The average millennial will hold 20 jobs throughout their career– nearly twice as many as members of the baby boomer generation. Do you know what that means? Employers will be receiving double the number of two weeks’ notices.
Despite their bad wrap, a two week’s notice is an opportunity for the employer to improve itself; and that opportunity comes in the form of the under-valued exit interview.
When an employee gives you his or her two week’s notice, he or she will likely also provide a reason for leaving: “I found a management opportunity,” “My new position pays more,” “The new company is closer to home.”
Yet, according to a survey by Ernst & Young, none of those reasons touch the top 5 things that make millennials leave their jobs:
- Minimal wage growth (78 percent)
- Lack of advancement opportunities (75 percent)
- Excessive overtime hours (72 percent)
- An environment that doesn’t encourage teamwork (66 percent)
- A boss who doesn’t allow flexibility (66 percent)
The exit interview provides an opportunity to get more candid feedback from those who are choosing to end their employment with your company.
Typically, your departing employees will be more willing to provide honest feedback without fear of repercussions. This will give you a unique picture into your employee satisfaction levels, something that most current employees hesitate to comment on. You may be able to get feedback on certain procedures and policies, or even a heads up as to which individuals in your organization may be causing issues.

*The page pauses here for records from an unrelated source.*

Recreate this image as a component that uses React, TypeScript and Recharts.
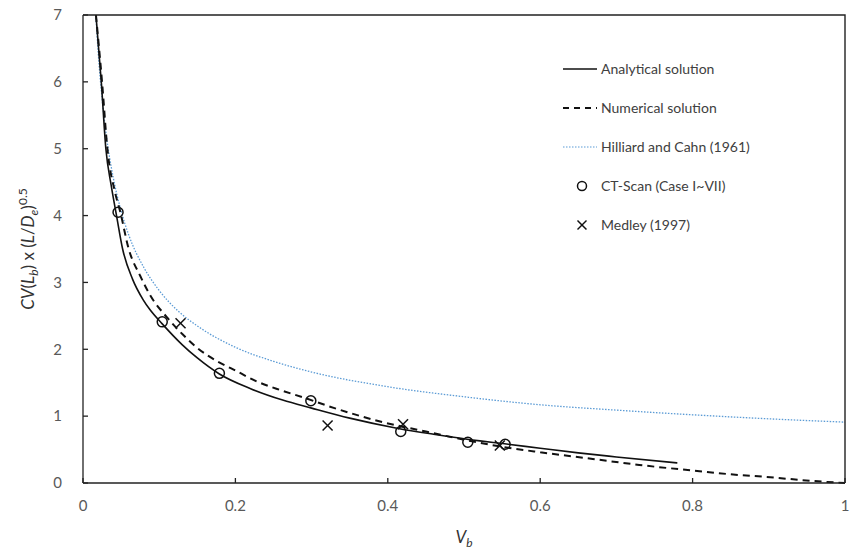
import React from 'react';
import {
  ComposedChart, Line, Scatter, XAxis, YAxis,
} from 'recharts';

// Analytical solution (solid line)
const analyticalVb = [0.017, 0.024, 0.03, 0.037, 0.044, 0.052, 0.065, 0.079, 0.088, 0.104, 0.13, 0.15, 0.179, 0.22, 0.262, 0.3, 0.35, 0.412, 0.46, 0.521, 0.551, 0.6, 0.65, 0.7, 0.78];
const analyticalCv = [7.0, 6.0, 5.0, 4.45, 4.0, 3.5, 3.05, 2.74, 2.59, 2.38, 2.07, 1.87, 1.63, 1.41, 1.24, 1.12, 0.97, 0.82, 0.73, 0.63, 0.59, 0.52, 0.45, 0.39, 0.3];

// Numerical solution (dashed line)
const numericalVb = [0.017, 0.025, 0.032, 0.042, 0.049, 0.06, 0.075, 0.088, 0.11, 0.131, 0.15, 0.176, 0.197, 0.228, 0.259, 0.289, 0.33, 0.39, 0.45, 0.486, 0.521, 0.551, 0.6, 0.669, 0.73, 0.806, 0.85, 0.897, 0.958, 1.0];
const numericalCv = [7.0, 6.0, 5.0, 4.35, 4.05, 3.5, 3.1, 2.81, 2.48, 2.22, 2.02, 1.82, 1.7, 1.52, 1.39, 1.28, 1.12, 0.92, 0.77, 0.68, 0.6, 0.54, 0.46, 0.36, 0.27, 0.18, 0.13, 0.09, 0.03, 0.0];

// Hilliard and Cahn (1961) (dotted line)
const hilliardVb = [0.0169, 0.02, 0.025, 0.03, 0.04, 0.05, 0.06, 0.08, 0.1, 0.125, 0.15, 0.2, 0.25, 0.3, 0.4, 0.5, 0.6, 0.7, 0.8, 0.9, 1.0];
const hilliardCv = [7.0, 6.43, 5.76, 5.25, 4.55, 4.07, 3.71, 3.22, 2.88, 2.57, 2.35, 2.03, 1.82, 1.66, 1.44, 1.29, 1.17, 1.09, 1.02, 0.96, 0.91];

// CT-Scan (Case I~VII)
const ctScanVb = [0.046, 0.104, 0.179, 0.299, 0.417, 0.505, 0.554];
const ctScanCv = [4.05, 2.41, 1.64, 1.23, 0.77, 0.61, 0.58];

// Medley (1997)
const medleyVb = [0.128, 0.321, 0.42, 0.547];
const medleyCv = [2.39, 0.86, 0.88, 0.56];

const xTicks = [0, 0.2, 0.4, 0.6, 0.8, 1];
const yTicks = [0, 1, 2, 3, 4, 5, 6, 7];

const zip = (xs: number[], ys: number[]) => xs.map((x, i) => ({ x, y: ys[i] }));

const analyticalData = zip(analyticalVb, analyticalCv);
const numericalData = zip(numericalVb, numericalCv);
const hilliardData = zip(hilliardVb, hilliardCv);
const ctScanData = zip(ctScanVb, ctScanCv);
const medleyData = zip(medleyVb, medleyCv);

const FONT = 'Lato, "Open Sans", sans-serif';
const AXIS = '#222';
const TICK = '#595959';
const HC_BLUE = '#5b9bd5';

// chart box
const W = 857;
const H = 553;
const M = { top: 15, right: 12, bottom: 0, left: 0 };
const Y_AXIS_W = 83;
const X_AXIS_H = 70;

function CircleMark(props: any) {
  const { cx, cy } = props;
  return <circle cx={cx} cy={cy} r={5} fill="none" stroke="#111" strokeWidth={1.5} />;
}

function CrossMark(props: any) {
  const { cx, cy } = props;
  const s = 5;
  return (
    <g stroke="#111" strokeWidth={1.5}>
      <line x1={cx - s} y1={cy - s} x2={cx + s} y2={cy + s} />
      <line x1={cx - s} y1={cy + s} x2={cx + s} y2={cy - s} />
    </g>
  );
}

function XTitle(props: any) {
  const vb = props.viewBox || { x: 83, y: 483, width: 762, height: 70 };
  const cx = vb.x + vb.width / 2;
  return (
    <text x={cx} y={vb.y + 60} textAnchor="middle" fill="#333" fontFamily={FONT} fontSize={17}>
      <tspan fontStyle="italic">V</tspan>
      <tspan fontStyle="italic" fontSize={12} dy={4}>b</tspan>
    </text>
  );
}

function YTitle(props: any) {
  const vb = props.viewBox || { x: 0, y: 15, width: 83, height: 468 };
  const cx = vb.x + 34;
  const cy = vb.y + vb.height / 2;
  return (
    <text
      x={cx}
      y={cy}
      textAnchor="middle"
      transform={`rotate(-90 ${cx} ${cy})`}
      fill="#333"
      fontFamily={FONT}
      fontSize={17}
    >
      <tspan fontStyle="italic">CV</tspan>
      <tspan>(</tspan>
      <tspan fontStyle="italic">L</tspan>
      <tspan fontStyle="italic" fontSize={12} dy={4}>b</tspan>
      <tspan dy={-4}>) x (</tspan>
      <tspan fontStyle="italic">L</tspan>
      <tspan>/</tspan>
      <tspan fontStyle="italic">D</tspan>
      <tspan fontStyle="italic" fontSize={12} dy={4}>e</tspan>
      <tspan dy={-4}>)</tspan>
      <tspan fontSize={12} dy={-7}>0.5</tspan>
    </text>
  );
}

const legendItems = [
  { label: 'Analytical solution', kind: 'solid' },
  { label: 'Numerical solution', kind: 'dashed' },
  { label: 'Hilliard and Cahn (1961)', kind: 'dotted' },
  { label: 'CT-Scan (Case I~VII)', kind: 'circle' },
  { label: 'Medley (1997)', kind: 'cross' },
];

function LegendSwatch({ kind }: { kind: string }) {
  return (
    <svg width={36} height={14} style={{ display: 'block' }}>
      {kind === 'solid' && <line x1={0} y1={7} x2={34} y2={7} stroke="#111" strokeWidth={1.5} />}
      {kind === 'dashed' && <line x1={0} y1={7} x2={34} y2={7} stroke="#111" strokeWidth={1.8} strokeDasharray="6 5" />}
      {kind === 'dotted' && <line x1={0} y1={7} x2={34} y2={7} stroke={HC_BLUE} strokeWidth={1.2} strokeDasharray="1.5 1.5" />}
      {kind === 'circle' && <circle cx={19} cy={7} r={4.5} fill="none" stroke="#111" strokeWidth={1.5} />}
      {kind === 'cross' && (
        <g stroke="#111" strokeWidth={1.5}>
          <line x1={14.5} y1={2.5} x2={23.5} y2={11.5} />
          <line x1={14.5} y1={11.5} x2={23.5} y2={2.5} />
        </g>
      )}
    </svg>
  );
}

function ChartLegend() {
  return (
    <div style={{ position: 'absolute', left: 563, top: 49, fontFamily: FONT, fontSize: 14, color: '#404040' }}>
      {legendItems.map((it) => (
        <div key={it.label} style={{ display: 'flex', alignItems: 'center', height: 39 }}>
          <LegendSwatch kind={it.kind} />
          <span style={{ marginLeft: 2 }}>{it.label}</span>
        </div>
      ))}
    </div>
  );
}

// top and right edges of the plot box (the axes draw bottom and left)
function PlotFrame() {
  const left = M.left + Y_AXIS_W;
  const top = M.top;
  const right = W - M.right;
  const bottom = H - M.bottom - X_AXIS_H;
  return (
    <svg
      width={W}
      height={H}
      style={{ position: 'absolute', left: 0, top: 0, zIndex: 5, pointerEvents: 'none' }}
    >
      <path
        d={`M${left},${top} L${right},${top} L${right},${bottom}`}
        fill="none"
        stroke={AXIS}
        strokeWidth={1.4}
      />
    </svg>
  );
}

export default function App() {
  return (
    <div style={{ position: 'absolute', left: 0, top: 0, width: W, height: H, background: '#fff' }}>
      <ComposedChart width={W} height={H} margin={M}>
        <XAxis
          type="number"
          dataKey="x"
          domain={[0, 1]}
          ticks={xTicks}
          height={X_AXIS_H}
          stroke={AXIS}
          strokeWidth={1.3}
          tickSize={-5}
          tickMargin={22}
          tick={{ fill: TICK, fontSize: 15, fontFamily: FONT }}
          label={{ content: <XTitle /> }}
        />
        <YAxis
          type="number"
          dataKey="y"
          domain={[0, 7]}
          ticks={yTicks}
          width={Y_AXIS_W}
          stroke={AXIS}
          strokeWidth={1.3}
          tickSize={-5}
          tickMargin={26}
          tick={{ fill: TICK, fontSize: 15, fontFamily: FONT }}
          label={{ content: <YTitle /> }}
        />

        <Line
          data={hilliardData}
          dataKey="y"
          type="monotone"
          stroke={HC_BLUE}
          strokeWidth={1.3}
          strokeDasharray="1.5 1.5"
          dot={false}
          isAnimationActive={false}
        />
        <Line
          data={numericalData}
          dataKey="y"
          type="monotone"
          stroke="#111"
          strokeWidth={2}
          strokeDasharray="7 5"
          dot={false}
          isAnimationActive={false}
        />
        <Line
          data={analyticalData}
          dataKey="y"
          type="monotone"
          stroke="#111"
          strokeWidth={1.6}
          dot={false}
          isAnimationActive={false}
        />
        <Scatter data={ctScanData} dataKey="y" shape={<CircleMark />} isAnimationActive={false} />
        <Scatter data={medleyData} dataKey="y" shape={<CrossMark />} isAnimationActive={false} />
      </ComposedChart>
      <PlotFrame />
      <ChartLegend />
    </div>
  );
}
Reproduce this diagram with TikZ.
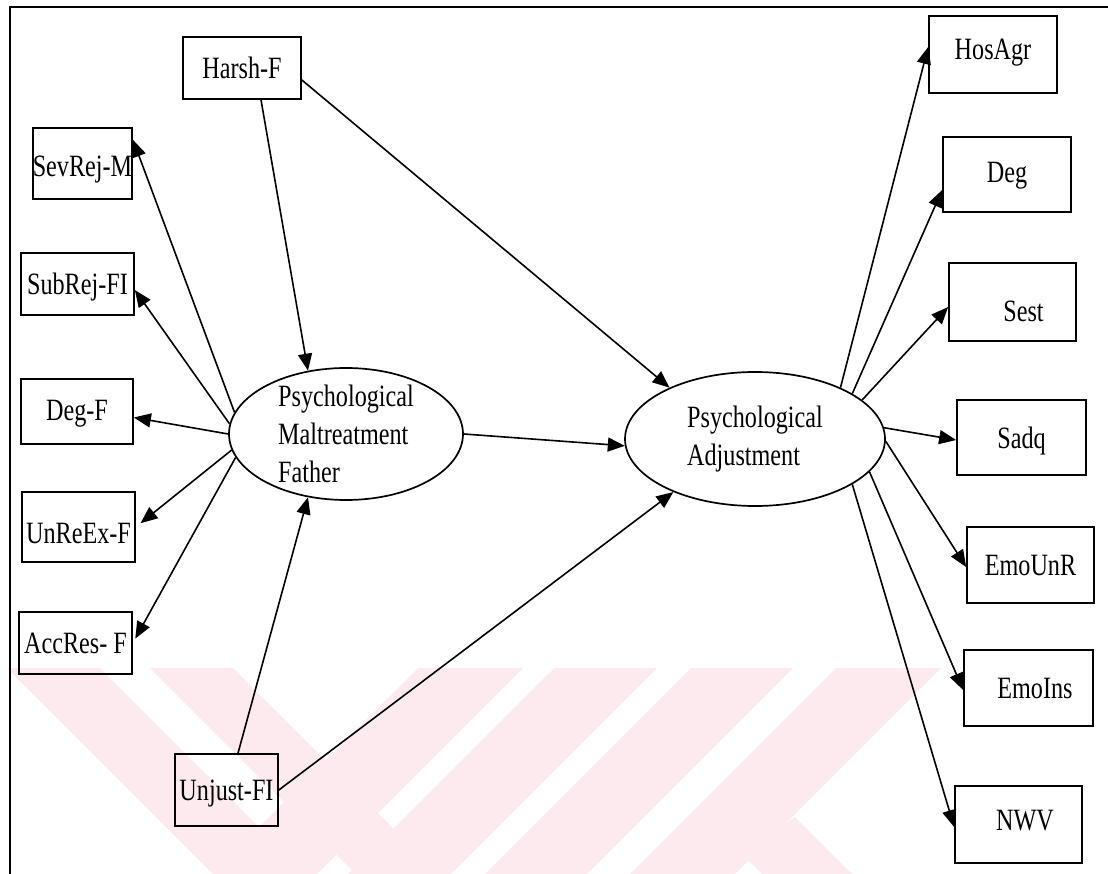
\documentclass[tikz,border=0pt]{standalone}
\usepackage{fontspec}
\setmainfont{Liberation Serif}[FakeStretch=0.78]
\usetikzlibrary{shapes.geometric,arrows.meta,calc}
\definecolor{wmpink}{RGB}{253,234,238}
\begin{document}
\begin{tikzpicture}[x=1pt,y=-1pt,
  every node/.style={font=\fontsize{31}{38}\selectfont},
  obs/.style={draw, line width=1.7pt, rectangle, inner xsep=0pt, inner ysep=0pt, text height=21pt, text depth=0pt},
  lat/.style={draw, line width=1.7pt, ellipse, inner sep=0pt},
  lattext/.style={align=left, inner sep=0pt},
  arr/.style={line width=1.6pt, -{Triangle[length=17pt,width=14pt]}},
  wm/.style={fill=wmpink, draw=none}
]
\useasboundingbox (0,0) rectangle (1108,874);
% watermark
\begin{scope}
\clip (0,0) rectangle (1108,874);
\path[wm] (7,668) -- (100,668) -- (306,874) -- (213,874) -- cycle;
\path[wm] (150,668) -- (233,668) -- (439,874) -- (356,874) -- cycle;
\path[wm] (418,668) -- (523,668) -- (317,874) -- (212,874) -- cycle;
\path[wm] (554,668) -- (657,668) -- (451,874) -- (348,874) -- cycle;
\path[wm] (691,668) -- (793,668) -- (587,874) -- (485,874) -- cycle;
\path[wm] (836,668) -- (941,668) -- (735,874) -- (630,874) -- cycle;
\path[wm] (795,817) -- (852,874) -- (762,874) -- (740,852) -- cycle;
\end{scope}
% frame
\coordinate (fbl) at (10,874);
\coordinate (ftl) at (10,7);
\coordinate (ftr) at (1108,7);
\draw[line width=2.2pt] (fbl) -- (ftl) -- (ftr);
% left indicators
\node[obs, minimum width=118pt, minimum height=62pt] (harsh) at (242,68) {Harsh-F};
\node[obs, minimum width=99pt, minimum height=71pt, text height=27pt] (sevrej) at (82.5,163.5) {SevRej-M};
\node[obs, minimum width=113pt, minimum height=62pt] (subrej) at (77.5,284) {SubRej-FI};
\node[obs, minimum width=112pt, minimum height=65pt, text height=17pt] (degf) at (77,411.5) {Deg-F};
\node[obs, minimum width=113pt, minimum height=70pt, text height=32pt] (unreex) at (78.5,527) {UnReEx-F};
\node[obs, minimum width=113pt, minimum height=62pt] (accres) at (75.5,643) {AccRes- F};
\node[obs, minimum width=103pt, minimum height=72pt] (unjust) at (226.5,790) {Unjust-FI};
% right indicators
\node[obs, minimum width=128pt, minimum height=77pt, text height=11pt] (hosagr) at (993,54.5) {HosAgr};
\node[obs, minimum width=128pt, minimum height=75pt, text height=17pt] (deg) at (1007,174.5) {Deg};
\node[obs, minimum width=127pt, minimum height=78pt, text height=40pt] (sest) at (1012.5,302) {\hspace*{22pt}Sest};
\node[obs, minimum width=129pt, minimum height=75pt] (sadq) at (1021.5,437.5) {Sadq};
\node[obs, minimum width=127pt, minimum height=76pt] (emounr) at (1030.5,565) {EmoUnR};
\node[obs, minimum width=129pt, minimum height=76pt] (emoins) at (1028.5,688) {\hspace*{13pt}EmoIns};
\node[obs, minimum width=127pt, minimum height=77pt, text height=11pt] (nwv) at (1018.5,824.5) {\hspace*{13pt}NWV};
% latent variables
\node[lat, minimum width=234pt, minimum height=132pt] (pmf) at (346,434) {};
\node[lattext] (pmftext) at (pmf.center) {Psychological\\Maltreatment\\Father};
\node[lat, minimum width=260pt, minimum height=134pt] (pa) at (755,439) {};
\node[lattext] (patext) at (pa.center) {Psychological\\Adjustment};
% arrows
\draw[arr] (pmf.169) -- (sevrej.25);
\draw[arr] (pmf.175) -- (subrej.-6);
\draw[arr] (pmf.180) -- (degf.-6);
\draw[arr, shorten >=6pt] (pmf.188) -- (unreex.east);
\draw[arr, shorten >=5pt] (pmf.192) -- (accres.east);
\draw[arr] ([xshift=19pt]harsh.south) -- (pmf.121);
\draw[arr] ([yshift=-12pt]harsh.east) -- (pa.149);
\draw[arr] (pmf.east) -- (pa.183);
\draw[arr] ([xshift=11.5pt]unjust.north) -- (pmf.239.5);
\draw[arr] (unjust.east) -- (pa.213);
\draw[arr] (pa.31) -- ([yshift=7.5pt]hosagr.west);
\draw[arr] (pa.25) -- ([yshift=-15.5pt]deg.west);
\draw[arr] (pa.20) -- ([yshift=-5pt]sest.west);
\draw[arr] (pa.5) -- ([yshift=-2.5pt]sadq.west);
\draw[arr] (pa.-1.3) -- ([yshift=-2pt]emounr.west);
\draw[arr] (pa.-16) -- ([yshift=-2pt]emoins.west);
\draw[arr] (pa.-25) -- ([yshift=-2.5pt]nwv.west);
\end{tikzpicture}
\end{document}
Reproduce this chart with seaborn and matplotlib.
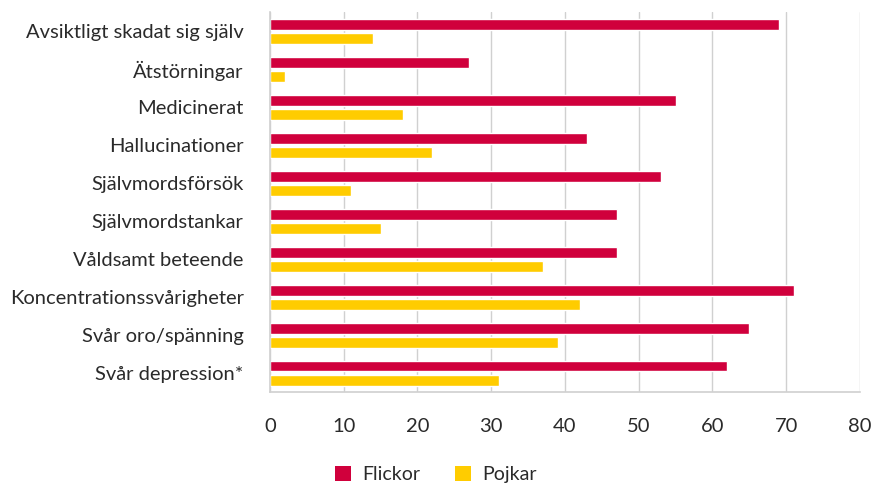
import matplotlib
matplotlib.use("Agg")
import matplotlib.pyplot as plt
import seaborn as sns
import pandas as pd
from matplotlib.patches import Patch

categories = ["Avsiktligt skadat sig själv", "Ätstörningar", "Medicinerat", "Hallucinationer",
              "Självmordsförsök", "Självmordstankar", "Våldsamt beteende",
              "Koncentrationssvårigheter", "Svår oro/spänning", "Svår depression*"]
flickor = [69, 27, 55, 43, 53, 47, 47, 71, 65, 62]
pojkar = [14, 2, 18, 22, 11, 15, 37, 42, 39, 31]
series = ["Flickor", "Pojkar"]
colors = ["#D0003C", "#FFCC00"]
xticks = [0, 10, 20, 30, 40, 50, 60, 70, 80]

df = pd.DataFrame({
    "kategori": categories * 2,
    "värde": flickor + pojkar,
    "kön": [series[0]] * len(categories) + [series[1]] * len(categories),
})

sns.set_theme(style="white")
plt.rcParams['font.family'] = ['Lato', 'DejaVu Sans']

TXT = "#2a2a2a"
FS = 14.5

fig = plt.figure(figsize=(8.81, 4.87), dpi=100)
ax = fig.add_axes([0.3065, 0.195, 0.6695, 0.78])

sns.barplot(data=df, y="kategori", x="värde", hue="kön", order=categories,
            hue_order=series, palette=colors, orient="h", width=0.74, gap=0.22,
            saturation=1, ax=ax, legend=False, errorbar=None)

ax.set_xlim(0, 80)
ax.set_xticks(xticks)
ax.set_xticklabels([str(t) for t in xticks], fontsize=FS, color=TXT)
ax.set_yticklabels(categories, fontsize=FS, color=TXT)
ax.set_xlabel("")
ax.set_ylabel("")
ax.xaxis.grid(True, color="#D0D0D0", linewidth=1)
ax.set_axisbelow(True)
for s in ["top", "right"]:
    ax.spines[s].set_visible(False)
for s in ["left", "bottom"]:
    ax.spines[s].set_color("#D0D0D0")
    ax.spines[s].set_linewidth(1.2)
ax.tick_params(axis="y", length=0, pad=19)
ax.tick_params(axis="x", length=0, pad=19)
ax.set_ylim(len(categories) - 0.5, -0.5)

handles = [Patch(facecolor=c, edgecolor='none') for c in colors]
leg = fig.legend(handles, series, loc="center", bbox_to_anchor=(0.495, 0.025), ncol=2,
                 frameon=False, fontsize=14, handlelength=0.8, handleheight=0.8,
                 columnspacing=1.8, handletextpad=0.6)
for t in leg.get_texts():
    t.set_color(TXT)

fig.savefig("out.png", dpi=100)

A good exit interview is managed by someone who is a great listener and interviewer. The interviewer must be trained to be empathetic, and able to stay calm even if the employee starts to vent. The obvious choice for exit interviews would be someone from your HR department, but a manager or mentor, or even a third-party, are also good choices.
Exit interviews are clearly beneficial, but it’s important to remember that they are one part of the employee retention puzzle. Think of them as a helpful glimpse in the rear-view mirror, but continue to look forward and plan proactively for employee retention.